Unlike the Mets, the Royals can't even point their fingers at their ballpark. While Kauffman Stadium does suppress home runs, via Baseball-Reference.com, its single-year Batting Park Factors have been at or above 100 in each of the past four seasons: 101 in 2011, 100 in 2012, 106 in 2013 and 108 thus far this year. Even with their lousy offense, they and their opponents are combining to score 8.26 runs per game at Kauffman, 7.73 elsewhere. It's not like the pitching is that bad; the team's 4.13 runs per game is the league's fourth-lowest total, their 111 ERA+ second-best.

No, the blame for this starts with the hitters, and particularly the nucleus of former top prospects that general manager Dayton Moore has amassed, the nucleus that was supposed to carry the team to contention. Twenty-five-year-old third baseman Mike Moustakas hit just .152/.223/.320 before being sent back to Triple-A Omaha earlier this month, a long overdue move for a player who hit just .233/.287/.364 for a 77 OPS+ last year. Twenty-four-year-old first baseman Eric Hosmer, who appeared to benefit the most during Brett's abbreviated tenure, is batting just .276/.318/.378 with one homer in 236 plate appearances, well off last year's .302/.353/.448 rebound. Twenty-eight-year-old DH Billy Butler is stuck on one homer as well while hitting a mere .238/.295/.301; his 65 OPS+ is miles below last year's 116 mark, itself his lowest since 2008. Elder statesman Alex Gordon, 30, is at .279/.345/.393; his 103 OPS+ matches last year's mark — his lowest since 2010 — which came via a .265/.327/.422 line.

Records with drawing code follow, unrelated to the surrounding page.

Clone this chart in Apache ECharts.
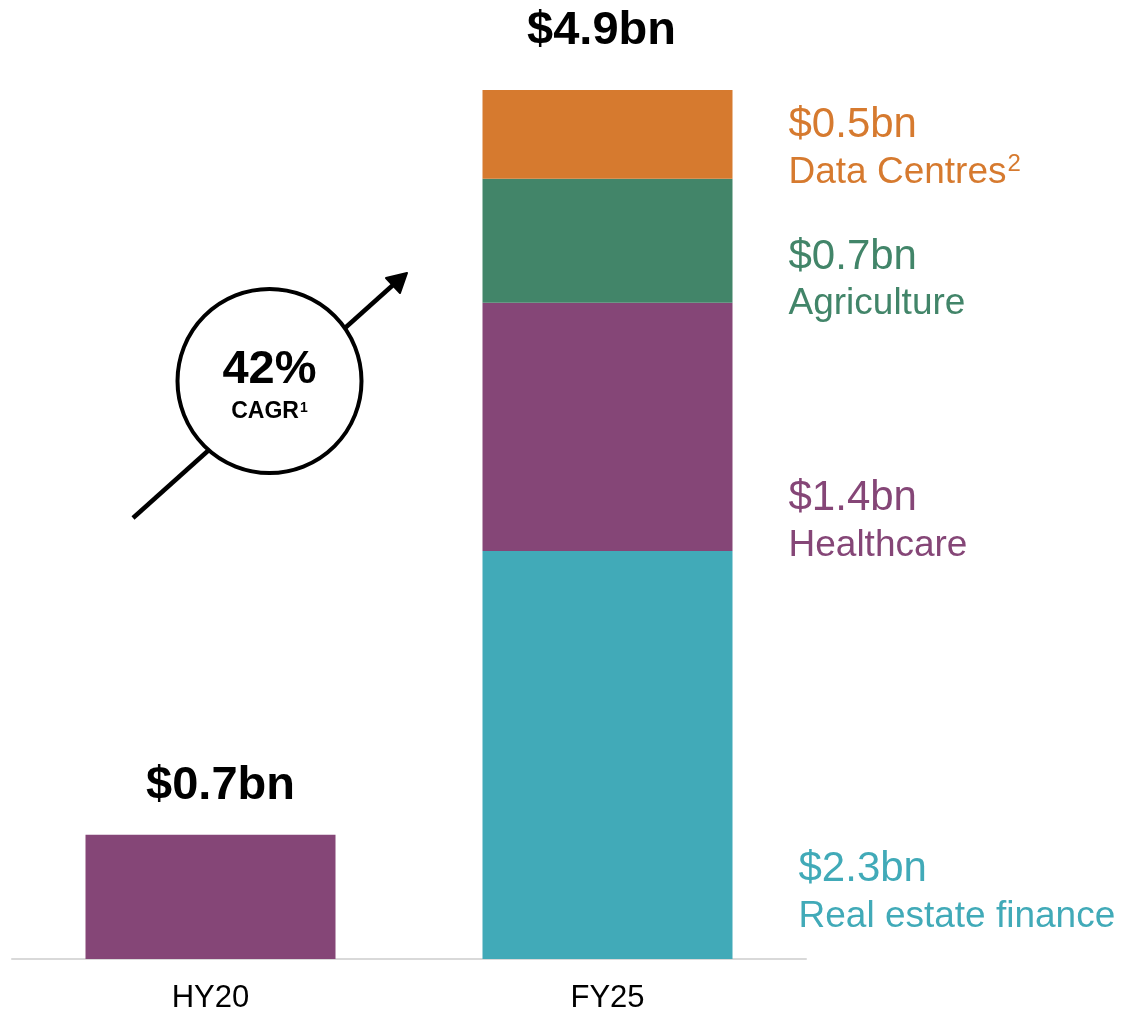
<!DOCTYPE html>
<html>
<head>
<meta charset="utf-8">
<script src="https://cdn.jsdelivr.net/npm/echarts@6/dist/echarts.min.js"></script>
<style>
  html, body { margin: 0; padding: 0; background: #fff; }
  #main { width: 1124px; height: 1011px; }
</style>
</head>
<body>
<div id="main"></div>
<script>
// categories and values ($bn)
var categories = ['HY20', 'FY25']
var segmentNames = ['Real estate finance', 'Healthcare', 'Agriculture', 'Data Centres']
var realEstate = ['-', 2.3]
var healthcare = [0.7, 1.4]
var agriculture = ['-', 0.7]
var dataCentres = ['-', 0.5]
var totals = [0.7, 4.9]
var cagrText = '42%'

var colors = ['#41AAB8', '#854677', '#428569', '#D67A2F']
var footnotes = ['', '', '', '2']
// label placement next to the FY25 column, [dx, dy]
var sideOffsets = [[66, 138], [56, 95], [56, 40], [56, 15]]

var chartDom = document.getElementById('main')
var myChart = echarts.init(chartDom)

var segData = [realEstate, healthcare, agriculture, dataCentres]
var series = segData.map(function (vals, i) {
  var base = { color: colors[i], fontFamily: 'Liberation Sans', lineHeight: 47 }
  return {
    name: segmentNames[i],
    type: 'bar',
    stack: 'total',
    barWidth: 250,
    itemStyle: { color: colors[i] },
    data: vals.map(function (v, j) {
      var item = { value: v }
      if (j === 1) {
        var txt = '{v|$' + v.toFixed(1) + 'bn}\n{n|' + segmentNames[i] + '}'
        if (footnotes[i]) txt += '{s|' + footnotes[i] + '}'
        item.label = {
          show: true,
          position: 'right',
          distance: 0,
          offset: sideOffsets[i],
          formatter: txt,
          rich: {
            v: Object.assign({ fontSize: 42 }, base),
            n: Object.assign({ fontSize: 37 }, base),
            s: Object.assign({}, base, { fontSize: 24, lineHeight: 24, padding: [0, 0, 16, 1] })
          }
        }
      }
      return item
    })
  }
})

// totals above each column
series.push({
  type: 'scatter',
  symbolSize: 0,
  silent: true,
  itemStyle: { opacity: 1 },
  data: totals.map(function (t, j) {
    return {
      value: [categories[j], t],
      label: {
        show: true,
        position: 'top',
        distance: j === 0 ? 25 : 35,
        offset: j === 0 ? [10, 0] : [-6, 0],
        formatter: '$' + t.toFixed(1) + 'bn',
        fontSize: 47,
        fontWeight: 'bold',
        color: '#000',
        fontFamily: 'Liberation Sans'
      }
    }
  })
})

var option = {
  animation: false,
  grid: { left: 12, right: 318, top: 90, bottom: 52, outerBoundsMode: 'none', containLabel: false },
  xAxis: {
    type: 'category',
    data: categories,
    axisLine: { lineStyle: { color: '#d9d9d9', width: 2 } },
    axisTick: { show: false },
    axisLabel: { color: '#000', fontSize: 31, margin: 24, fontFamily: 'Liberation Sans' }
  },
  yAxis: {
    type: 'value',
    min: 0,
    max: 4.9,
    show: false,
    splitLine: { show: false }
  },
  series: series,
  graphic: [
    {
      type: 'line',
      shape: { x1: 133, y1: 518, x2: 393, y2: 285 },
      style: { stroke: '#000', lineWidth: 4.5 }
    },
    {
      type: 'polygon',
      shape: { points: [[407, 273], [386, 278], [400, 293]] },
      style: { fill: '#000', stroke: '#000', lineWidth: 2, lineJoin: 'round' }
    },
    {
      type: 'circle',
      shape: { cx: 269.5, cy: 381, r: 92 },
      style: { fill: '#fff', stroke: '#000', lineWidth: 4 }
    },
    {
      type: 'text',
      x: 269.5,
      y: 370,
      style: {
        text: cagrText,
        align: 'center',
        verticalAlign: 'middle',
        fontSize: 47,
        fontWeight: 'bold',
        fill: '#000',
        fontFamily: 'Liberation Sans'
      }
    },
    {
      type: 'text',
      x: 269.5,
      y: 410,
      style: {
        text: '{a|CAGR}{s|1}',
        align: 'center',
        verticalAlign: 'middle',
        fontFamily: 'Liberation Sans',
        rich: {
          a: { fontSize: 23, fontWeight: 'bold', fill: '#000', lineHeight: 26, verticalAlign: 'bottom' },
          s: { fontSize: 14, fontWeight: 'bold', fill: '#000', lineHeight: 26, padding: [0, 0, 8, 1], verticalAlign: 'bottom' }
        }
      }
    }
  ]
}

option && myChart.setOption(option)
</script>
</body>
</html>
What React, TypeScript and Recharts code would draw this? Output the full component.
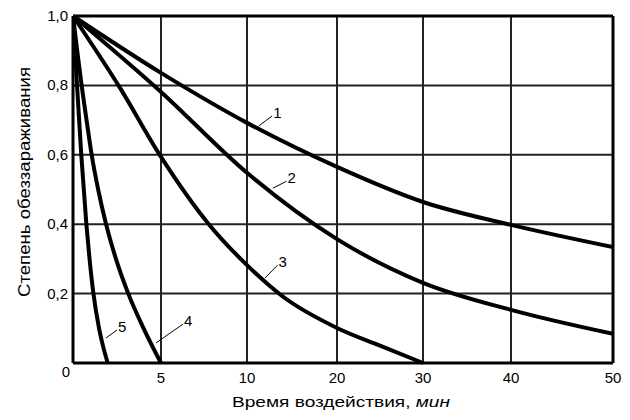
import React from 'react';
import { LineChart, Line, XAxis, YAxis, CartesianGrid, ReferenceLine, Label } from 'recharts';

// axis ticks: time, min / degree of disinfection
const xTicks = [0, 5, 10, 20, 30, 40, 50];
const yTicks = [0, 0.2, 0.4, 0.6, 0.8, 1.0];

// curves 1..5
const curve1X = [0, 5, 10, 20, 30, 40, 50];
const curve1Y = [1.0, 0.836, 0.692, 0.565, 0.464, 0.398, 0.334];
const curve2X = [0, 5, 10, 20, 30, 40, 50];
const curve2Y = [1.0, 0.781, 0.548, 0.357, 0.231, 0.153, 0.084];
const curve3X = [0, 2.67, 5, 7.73, 10, 13.9, 20, 25, 30];
const curve3Y = [1.0, 0.793, 0.594, 0.403, 0.282, 0.193, 0.101, 0.05, 0];
const curve4X = [0, 0.24, 0.49, 0.77, 1.06, 1.43, 1.88, 2.44, 3.14, 4.01, 5];
const curve4Y = [1.0, 0.9, 0.8, 0.7, 0.6, 0.5, 0.4, 0.3, 0.2, 0.1, 0];
const curve5X = [0, 0.23, 0.47, 0.76, 0.94, 1.16, 1.48, 1.7, 1.97];
const curve5Y = [1.0, 0.8, 0.6, 0.4, 0.3, 0.2, 0.1, 0.05, 0];

// curve number labels with their leader lines (data units)
const leaderNames = ['1', '2', '3', '4', '5'];
const leaderFrom = [[11.3, 0.683], [12.9, 0.504], [12.0, 0.245], [4.72, 0.058], [1.875, 0.072]];
const leaderTo = [[12.8, 0.712], [14.4, 0.524], [13.4, 0.282], [6.28, 0.112], [2.5, 0.095]];

const curves = [
  { name: '1', x: curve1X, y: curve1Y },
  { name: '2', x: curve2X, y: curve2Y },
  { name: '3', x: curve3X, y: curve3Y },
  { name: '4', x: curve4X, y: curve4Y },
  { name: '5', x: curve5X, y: curve5Y },
].map((c) => ({ name: c.name, points: c.x.map((x, i) => ({ x, y: c.y[i] })) }));

const FONT = '"Liberation Sans", Arial, sans-serif';

// the time axis is not uniform: 0-10 and 10-50 have different steps
const xKnotFrac = [0, 88, 174, 264, 350, 438, 540].map((v) => v / 540);

function piecewiseScale(knots: number[], fracs: number[]): any {
  let dom = [knots[0], knots[knots.length - 1]];
  let rng = [0, 1];
  const scale: any = (v: number) => {
    let i = 0;
    while (i < knots.length - 2 && v > knots[i + 1]) i++;
    const t = (v - knots[i]) / (knots[i + 1] - knots[i]);
    const f = fracs[i] + t * (fracs[i + 1] - fracs[i]);
    return rng[0] + f * (rng[1] - rng[0]);
  };
  scale.domain = (d?: number[]) => {
    if (d === undefined) return dom.slice();
    dom = d.slice();
    return scale;
  };
  scale.range = (r?: number[]) => {
    if (r === undefined) return rng.slice();
    rng = r.slice();
    return scale;
  };
  scale.invert = (px: number) => {
    const f = (px - rng[0]) / (rng[1] - rng[0]);
    let i = 0;
    while (i < fracs.length - 2 && f > fracs[i + 1]) i++;
    const t = (f - fracs[i]) / (fracs[i + 1] - fracs[i]);
    return knots[i] + t * (knots[i + 1] - knots[i]);
  };
  scale.ticks = () => knots.slice();
  scale.tickFormat = () => (v: number) => String(v);
  scale.nice = () => scale;
  scale.clamp = () => scale;
  scale.copy = () => piecewiseScale(knots, fracs).domain(dom).range(rng);
  return scale;
}

const xScale = piecewiseScale(xTicks, xKnotFrac);

const fmtY = (v: number) => (v === 0 ? '0' : v.toFixed(1).replace('.', ','));

const YTick = (props: any) => {
  const { x, y, payload } = props;
  const zero = payload.value === 0;
  return (
    <text x={x + (zero ? 2 : 0)} y={y + (zero ? 9 : 0)} dy={5} textAnchor="end" fontSize={15} fontFamily={FONT} fill="#000">
      {fmtY(payload.value)}
    </text>
  );
};

const XTick = (props: any) => {
  const { x, y, payload } = props;
  if (payload.value === 0) return null;
  return (
    <text x={x} y={y} dy={20} textAnchor="middle" fontSize={15} fontFamily={FONT} fill="#000">
      {payload.value}
    </text>
  );
};

const leaderLabel = (text: string) => (props: any) => {
  const vb = props.viewBox || {};
  return (
    <text x={vb.x + vb.width + 1} y={vb.y + 2} fontSize={15} fontFamily={FONT} fill="#000">
      {text}
    </text>
  );
};

export default function App() {
  return (
    <div style={{ position: 'absolute', left: 0, top: 0, width: 630, height: 420, background: '#fff' }}>
      <LineChart width={630} height={420} margin={{ top: 16, right: 17, left: 0, bottom: 0 }}>
        <CartesianGrid stroke="#222" strokeWidth={2} />
        <XAxis
          dataKey="x"
          type="number"
          domain={[0, 50]}
          ticks={xTicks}
          scale={xScale}
          height={57}
          tickSize={0}
          tickMargin={0}
          tick={<XTick />}
          axisLine={{ stroke: '#000', strokeWidth: 3 }}
          tickLine={false}
          allowDataOverflow
        >
          <Label
            content={(p: any) => {
              const vb = p.viewBox || { x: 73, y: 363, width: 540 };
              return (
                <text
                  x={vb.x + vb.width / 2 - 2}
                  y={vb.y + 44}
                  textAnchor="middle"
                  fontSize={15}
                  fontFamily={FONT}
                  fill="#000"
                  textLength={218}
                  lengthAdjust="spacingAndGlyphs"
                >
                  Время воздействия, <tspan fontStyle="italic">мин</tspan>
                </text>
              );
            }}
          />
        </XAxis>
        <YAxis
          type="number"
          domain={[0, 1]}
          ticks={yTicks}
          width={73}
          tickSize={0}
          tickMargin={5}
          tick={<YTick />}
          axisLine={{ stroke: '#000', strokeWidth: 3 }}
          tickLine={false}
        >
          <Label
            content={() => (
              <text
                transform="translate(30,182) rotate(-90)"
                textAnchor="middle"
                fontSize={16}
                fontFamily={FONT}
                fill="#000"
                textLength={230}
                lengthAdjust="spacingAndGlyphs"
              >
                Степень обеззараживания
              </text>
            )}
          />
        </YAxis>
        <ReferenceLine y={1} stroke="#000" strokeWidth={3} />
        <ReferenceLine x={50} stroke="#000" strokeWidth={3} />
        {curves.map((c) => (
          <Line
            key={c.name}
            name={c.name}
            data={c.points}
            dataKey="y"
            type="monotone"
            stroke="#000"
            strokeWidth={4}
            dot={false}
            isAnimationActive={false}
          />
        ))}
        {leaderNames.map((n, i) => (
          <ReferenceLine
            key={'leader' + n}
            segment={[
              { x: leaderFrom[i][0], y: leaderFrom[i][1] },
              { x: leaderTo[i][0], y: leaderTo[i][1] },
            ]}
            stroke="#000"
            strokeWidth={1}
            ifOverflow="visible"
            label={leaderLabel(n)}
          />
        ))}
      </LineChart>
    </div>
  );
}
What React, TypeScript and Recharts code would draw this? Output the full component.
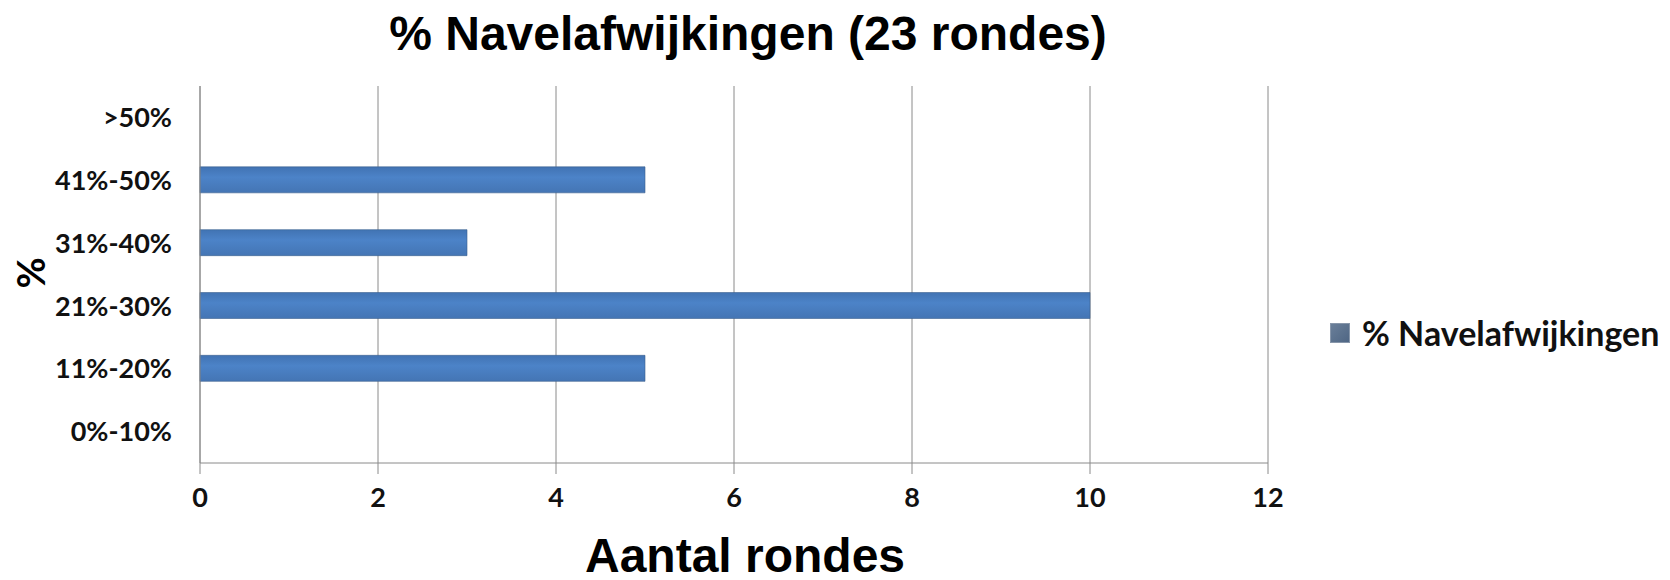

Players brought in from outside the organization are struggling, too. Second baseman Omar Infante, whom Moore signed to a four-year, $30.25 million deal, has battled injuries while hitting .265/.315/.382, nothing close to last year's sizzling (but injury-shortened) .318/.345/.450; his 91 OPS+ is alarmingly close to his career mark of 93, a bad sign for a 32-year-old of questionable durability signed to patch up a perennial problem. Rightfielder Aoki is hitting .265/.326/.319 for a 79 OPS+, down from the 105 he put up in two years as a Brewer. If the two other ex-Brewers, Cain and shortstop Alcides Escobar (.271/.320/.372 for a 90 OPS+) weren't exceeding expectations, the team's entire offense might merit demotion to Omaha.

On a team-wide basis, the Royals' underperformance doesn't appear to be the result of an extreme number of shifts against them. Via data from Baseball Info Solutions, Moustakas and Gordon are the only Royals among the 50 most shifted-against hitters this year, and they're 23d and 36th, respectively. The former is just 1-for-36 when putting the ball in play against the shift, but even if you remove those at-bats from his line, his batting average on balls in play would be an anemic .230 (it's an unfathomable .155 with them).

However, the common thread since 2012 — actually, going back even further — is that the Royals put the ball in play more often than any other AL team. This year, they're doing so 76 percent of the time, where the AL average is 68.8 percent. As noted before, they don't homer or walk often; they're also striking out less often than any team, which would seem not to be a problem except that strikeouts tend to correlate positively with power, which the Royals severely lack. While out of step with today's increasingly power- and strikeout-saturated game, the put-in-play offense can work, but it's dependent upon a high batting average on balls in play, and the Royals' .290 mark is just 10th in the league. They're hitting too many grounders (a league-high 49.6 percent of balls in play) and too few line drives (18.1 percent, 14th), and once again, their groundball/flyball ratio is among the league's top three. They're also swinging at more pitches outside the zone (30.5 percent) than all but two other teams, their fourth straight year among the league's top three.

All of which reflects on the personnel and the philosophy being imparted. With the turnover in batting coaches such that none has had very long to implement a new approach, ownership for the failure of the aggressive, contact-oriented bent belongs to Moore, who's now eight full years into his tenure having yet to produce a playoff team. Sure, he's been hamstrung by a tight-fisted owner, but the team's $92.2 million payroll is the highest in franchise history, up $10.3 million from last year and $28.2 million from two years ago. Last year, four teams with lower payrolls — the Indians, Pirates, A's and Rays — qualified for the playoffs. Moore is the one who built around a booming farm system that has yet to turn the franchise's fortunes around, the one who traded the powerful but strikeout-prone Wil Myers to the Rays for James Shields and Wade Davis. Admittedly, Myers is off to a slow start this year, but last year both his strikeout rate and slugging percentage would have led last year's Royals by a wide margin.

It's not too late for the Royals to turn this season around; last year's club was 23-30 at the 53-game mark, two wins worse. Sveum, who served as the Brewers' hitting coach from 2009-11, does have some success to point to given that the Brewers made the playoffs in 2011, but this team has no Prince Fielder/Ryan Braun-type mashers to its name. His quick take on the team's struggles is that they're not hitting balls up in the zone, which tend to produce more power. He'll be a different voice in the hitters' ear, and he stands to reap the benefit of the credit if his players merely regress to their career norms, but if and when he's unceremoniously dumped at some date to be named later, it will be worth remembering that this is merely the cycle repeating itself.